A controversial study of employment practices in the New York City region and other large urban centers has found that employers routinely stiff low-paid workers, breaking wage-and-hour laws and illegally thwarting union organizing efforts.
The report, titled Broken Laws, Unprotected Workers: Violations of Employment and Labor Laws in America’s Cities, looked at low-wage working conditions in New York, Chicago and Los Angeles. According to the report:
- 76% of workers had worked overtime the previous week and not been paid time and a half for it.
- 26% of workers were paid below minimum wage.
- 69% of workers who were entitled to meal breaks didn’t receive them at all, had their breaks shortened or had their breaks interrupted by employers.
- 30% of tipped workers were not paid the tipped-worker minimum wage.
- 12% claimed employers or supervisors stole tips.
- One out of five workers had either complained to a boss or attempted to form a union in the past year. Of those, 43% claimed they experienced some sort of retaliation, including having their pay cut, being fired and having supervisors threaten to call immigration officials.

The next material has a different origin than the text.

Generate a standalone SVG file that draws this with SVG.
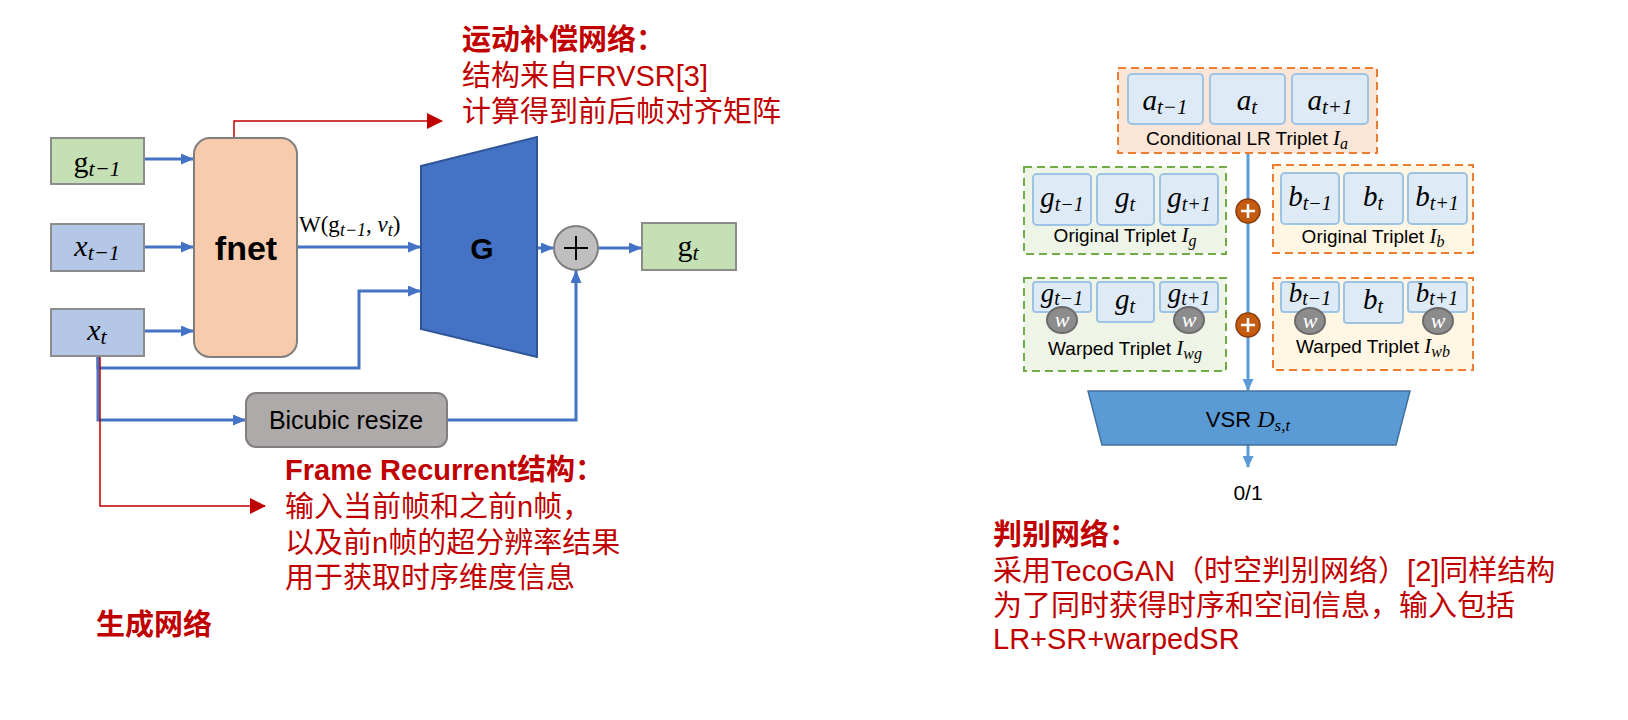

The report noted that women and foreign-born workers were far more likely to experience employer violations.
Critics of the report accuse the organizations that conducted the study of having an anti-employer bias. It was published by the Center for Urban Economic Development at the University of Illinois at Chicago, the National Employment Law Project and the UCLA Institute for Research on Labor and Employment.
U.S. Secretary of Labor Hilda Solis said she was “troubled” by the report. Earlier this year, Solis announced the Department of Labor planned to hire 250 more investigators to beef up enforcement.